The researchers guessed that poor people are smarter than their behavior indicated. They proposed that if the pressure was reduced, they’d stop obsessing, and plan ahead better. They found a group to study in India: sugar cane farmers who are paid only once a year, after their harvest.

“Sendhil and Eldar tested the farmers on their long-term thinking, when they had no money and when they had plenty of money,” Vedantam said.

“We found a huge difference. So we found that post-harvest, when they’re well-off, they have much more impulse control,” Mullainathan said.

“This matched other research that shows, for example, that farmers who are well-off tend to weed their fields more regularly than farmers who are poor,” Vedantam added. “Farmers who were poor mostly focused on how to make it to next week, short-term thinking. To be clear, it’s not that poor people focus on immediate needs because that’s all they want to think about. It’s all they can think about.

“Scarcity captures the mind, like it did with those starving men in Minnesota. In fact, scarcity can actually lower how you perform on an IQ test.”

So what does that have to do with janitors? I can tell you first hand, because I used to be a janitor. It was an easy job, but I tended to get distracted.

I made typical non-union janitor pay, and much of my time, at home and work, was taken up with worrying over covering the rent, and which bill to pay first.

Sometimes, I’d come home to my little apartment, and the lights had been turned off.

At one point in my poverty cycle, I moved into my parents’ basement for a few months. I put away a little money, rested my mind, and came up with an idea for a business. It kept me alive and relatively pleased with life for a long time.

Last year, the Pew Research Center reported that for the first time since 1888, there are more young adults 18 to 34 — 32.1 percent — living with mom and dad than in any other living situation.

Why are so many in the basement? I know that’s not fun.

Some of them are college debt-poor. That’ll make a lot of noise in your head, I bet.

But they’ve got other voices in there.

“When I took my job, they never said I’d get any raises beyond cost of living, and I’m not even getting that, some years.

“I’ve got no pension, and I’m saving barely anything for retirement.”

“I’m getting health insurance, but I’m still spending thousands on health costs every year. And I haven’t even been sick.”

Those voices may have put many millennials on the hunt for a better deal. A 2018 Deloitte survey found that 43 percent of them expect to leave their jobs within a couple of years.

So CEOs rewarding their employees as if they don’t care if they stay are being rewarded with a work force with very weak institutional memory.

Maybe artificial intelligence will save them, if they can find someone still around who knows enough to talk sense to their computers.

But we can’t depend on technology alone.

When I was a kid, on my way to work on the el, the train stopped because, up ahead, one of the rails seemed to be on fire.

A few minutes passed, and a lone CTA employee carried a sledgehammer up the stairs.
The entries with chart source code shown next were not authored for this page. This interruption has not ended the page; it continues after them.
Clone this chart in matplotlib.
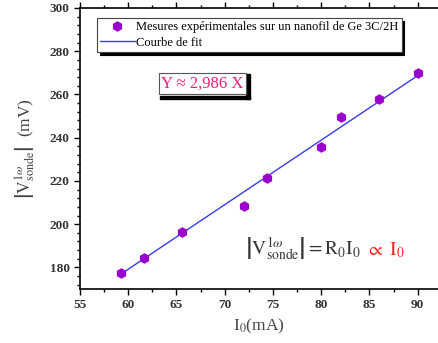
import matplotlib
matplotlib.use("Agg")
import matplotlib.pyplot as plt
from matplotlib.ticker import MultipleLocator
import numpy as np

i0_ma = [59.2, 61.6, 65.6, 72.0, 74.4, 80.0, 82.0, 86.0, 90.0]
v_mv = [177.5, 184.5, 196.5, 208.5, 221.5, 235.5, 249.5, 258.0, 270.0]
slope = 2.986
xticks = [55, 60, 65, 70, 75, 80, 85, 90]
yticks = [180, 200, 220, 240, 260, 280, 300]

plt.rcParams['font.family'] = ['Liberation Serif', 'DejaVu Serif']
plt.rcParams['mathtext.fontset'] = 'stix'

fig = plt.figure(figsize=(4.38, 3.43), dpi=100)
ax = fig.add_axes([80/438, 54/343, 358/438, 281/343])

fit_x = np.array([i0_ma[0], i0_ma[-1]])
ax.plot(i0_ma, v_mv, 'h', color='#9a00cc', ms=6.5, mec='#9a00cc',
        label='Mesures expérimentales sur un nanofil de Ge 3C/2H', zorder=3)
ax.plot(fit_x, slope * fit_x, '-', color='#3a3af5', lw=1.0, label='Courbe de fit')

ax.set_xlim(55, 92.1)
ax.set_ylim(170, 300)
ax.set_xticks(xticks)
ax.set_yticks(yticks)
ax.xaxis.set_minor_locator(MultipleLocator(2.5))
ax.yaxis.set_minor_locator(MultipleLocator(4))
ax.tick_params(which='both', direction='out', top=True, labelsize=9.5, width=1.0)
ax.tick_params(which='major', length=4)
ax.tick_params(which='minor', length=2)
for lab in ax.get_xticklabels() + ax.get_yticklabels():
    lab.set_fontweight('bold')
    lab.set_color('#333333')
ax.spines['right'].set_visible(False)
for s in ['left', 'bottom', 'top']:
    ax.spines[s].set_linewidth(1.2)

ax.set_xlabel(r'I$_0$(mA)', fontsize=12.5, color='#444444', labelpad=4)
ax.set_ylabel(r'$\left|\mathrm{V}^{1\omega}_{\rm sonde}\right|$  (mV)', fontsize=12.5,
              color='#444444', labelpad=8)

leg = ax.legend(loc='upper left', bbox_to_anchor=(0.047, 0.965), fontsize=9,
                fancybox=False, shadow={'color': 'black', 'alpha': 1.0},
                edgecolor='#444444', framealpha=1, borderpad=0.25,
                handlelength=2.8, handletextpad=0.1, labelspacing=0.3,
                borderaxespad=0)
leg.get_frame().set_linewidth(0.8)

ax.text(67.7, 265, 'Y ≈ 2,986 X', fontsize=12, color='#e8207a',
        ha='center', va='center',
        bbox=dict(boxstyle='square,pad=0.15', fc='white', ec='#555555', lw=0.8))
ax.add_patch(plt.Rectangle((63.3, 257.8), 9.3, 1.3, color='black', zorder=1))
ax.add_patch(plt.Rectangle((72.2, 257.8), 0.45, 11.5, color='black', zorder=1))

t1 = ax.text(72.1, 188.2, r'$\left|\mathrm{V}^{1\omega}_{\mathrm{sonde}}\right| = \mathrm{R_0I_0}$',
             fontsize=14, color='#333333', ha='left', va='center')
ax.annotate(r' $\propto\ \mathrm{I_0}$', xy=(1, 0.5), xycoords=t1, fontsize=14,
            color='#ff2020', ha='left', va='center')

fig.savefig('out.png', dpi=100)
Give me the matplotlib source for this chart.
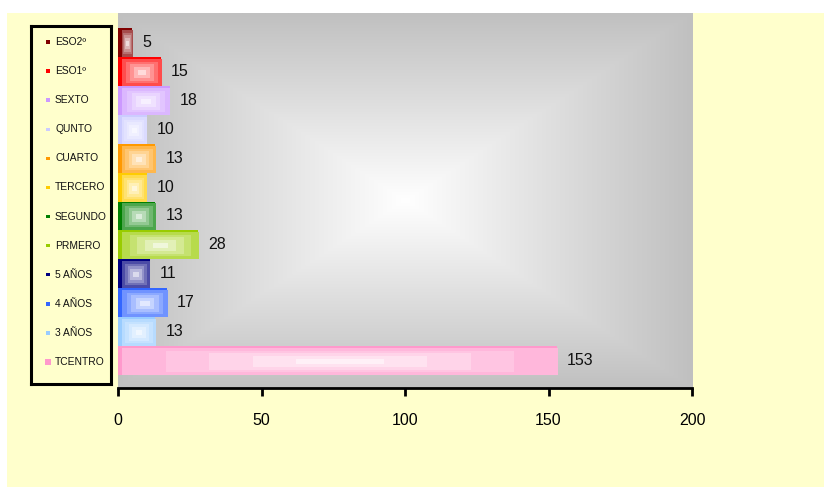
import numpy as np
import matplotlib
matplotlib.use('Agg')
import matplotlib.pyplot as plt
import matplotlib.colors as mcolors
from matplotlib.patches import Rectangle

plt.rcParams['font.family'] = ['Liberation Sans', 'DejaVu Sans']

# data (bottom to top)
categories = ['TCENTRO', '3 AÑOS', '4 AÑOS', '5 AÑOS', 'PRMERO', 'SEGUNDO',
              'TERCERO', 'CUARTO', 'QUNTO', 'SEXTO', 'ESO1º', 'ESO2º']
values = [153, 13, 17, 11, 28, 13, 10, 13, 10, 18, 15, 5]
colors = ['#FF99CC', '#99CCFF', '#3366FF', '#000080', '#99CC00', '#008000',
          '#FFCC00', '#FF9900', '#CCCCFF', '#CC99FF', '#FF0000', '#800000']
xticks = [0, 50, 100, 150, 200]

W, H = 824, 487
yellow = '#FFFFCC'


def grad_img(color, n=40, levels=5, hi=0.7):
    # rectangular "from centre" gradient: colour at the edges, white in the middle
    rgb = np.array(mcolors.to_rgb(color))
    u = np.linspace(-1, 1, n)
    U, V = np.meshgrid(u, u)
    t = np.maximum(np.abs(U), np.abs(V))
    t = np.ceil(t * levels) / levels
    a = hi * t
    return 1 - a[..., None] * (1 - rgb)


fig = plt.figure(figsize=(W / 100, H / 100), dpi=100)
fig.patch.set_facecolor('white')
fig.add_artist(Rectangle((7 / W, 0), 1, (H - 13) / H, transform=fig.transFigure,
                         facecolor=yellow, edgecolor='none', zorder=0))

# main plot area
ax = fig.add_axes([118 / W, (H - 388) / H, 574 / W, 375 / H])
ax.set_facecolor('#C0C0C0')

# background gradient of plot area
n = 300
u = np.linspace(-1, 1, n)
U, V = np.meshgrid(u, u)
t = np.maximum(np.abs(U), np.abs(V))
bg = 1 - t[..., None] * (1 - np.array(mcolors.to_rgb('#C0C0C0')))
ax.imshow(bg, extent=[0, 1, 0, 1], transform=ax.transAxes, aspect='auto',
          interpolation='bilinear', zorder=0)

ypos = np.arange(len(categories))
ax.barh(ypos, values, height=1.0, color=colors, edgecolor='none', zorder=2)

dx, dy = 1.3, 0.1
for y, v, c in zip(ypos, values, colors):
    ax.imshow(grad_img(c), extent=[min(dx, v * 0.3), v, y - 0.5, y + 0.5 - dy],
              aspect='auto', interpolation='nearest', zorder=3)
    ax.annotate(str(v), (v, y), xytext=(10, 0), textcoords='offset pixels',
                va='center', ha='left', fontsize=11.5, color='#111111')

ax.set_xlim(0, 200)
ax.set_ylim(-0.95, 12.02)
ax.set_xticks(xticks)
ax.set_yticks([])
for s in ['left', 'top', 'right']:
    ax.spines[s].set_visible(False)
ax.spines['bottom'].set_linewidth(2)
ax.tick_params(axis='x', length=6, width=2, pad=12, labelsize=11.5)

# legend box
lax = fig.add_axes([31 / W, (H - 384) / H, 80 / W, 358 / H])
lax.set_facecolor(yellow)
lax.set_xlim(0, 80)
lax.set_ylim(358, 0)
lax.set_xticks([])
lax.set_yticks([])
for s in lax.spines.values():
    s.set_linewidth(2.2)
row0, step = 16, (336 - 16) / (len(categories) - 1)
for i, (lab, c) in enumerate(zip(categories[::-1], colors[::-1])):
    yy = row0 + i * step
    size = 5.5 if lab == 'TCENTRO' else 3.5
    lax.add_patch(Rectangle((17 - size / 2, yy - size / 2), size, size,
                            facecolor=c, edgecolor='none'))
    lax.text(24, yy, lab, va='center', ha='left', fontsize=7.4, color='#111111')

fig.savefig('out.png', dpi=100)
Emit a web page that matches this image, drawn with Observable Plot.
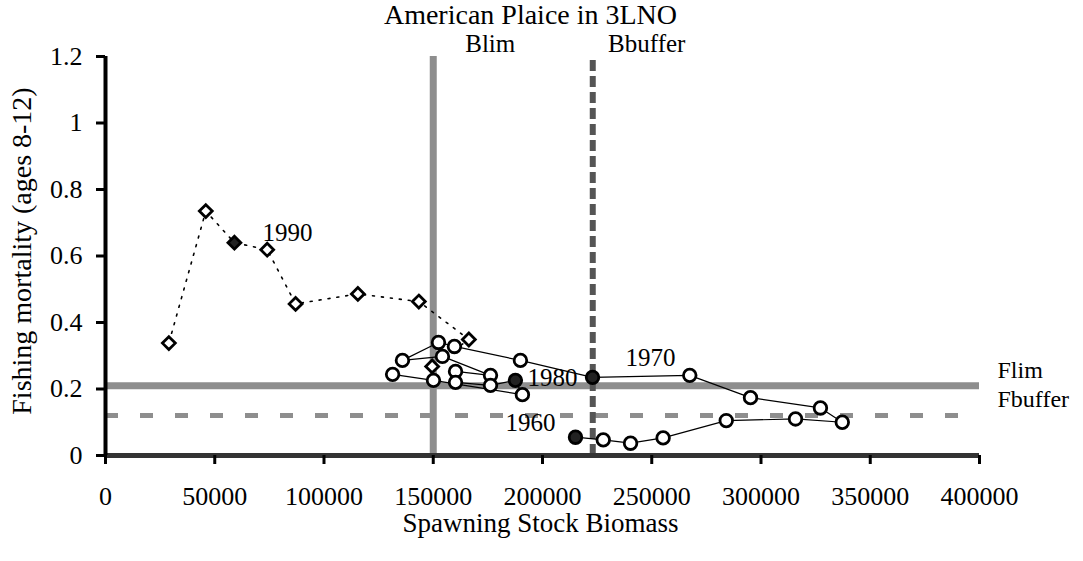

He strolled down the platform, let himself down to the tracks, and picked his way over the ties to where the fire was.

He swung the hammer at the base of the third rail until one of the insulators went flying, the flames with it. The people on the train cheered.

“Thank you,” a conductor said over the loudspeaker.

“Don’t thank me,” the man said. “Pay me.”

And they did.

What a concept.

I know a man, now retired, who was working for the CTA then. He used to take at least two nice vacations a year, and still saved enough money to buy, and sell, several apartment buildings, building up a nice nest egg for his family.

I know lots of other guys who built similar lives in private industry.

I don’t know many people under 50 who expect that kind of retirement.

But that doesn’t matter if their CEOs know their first names.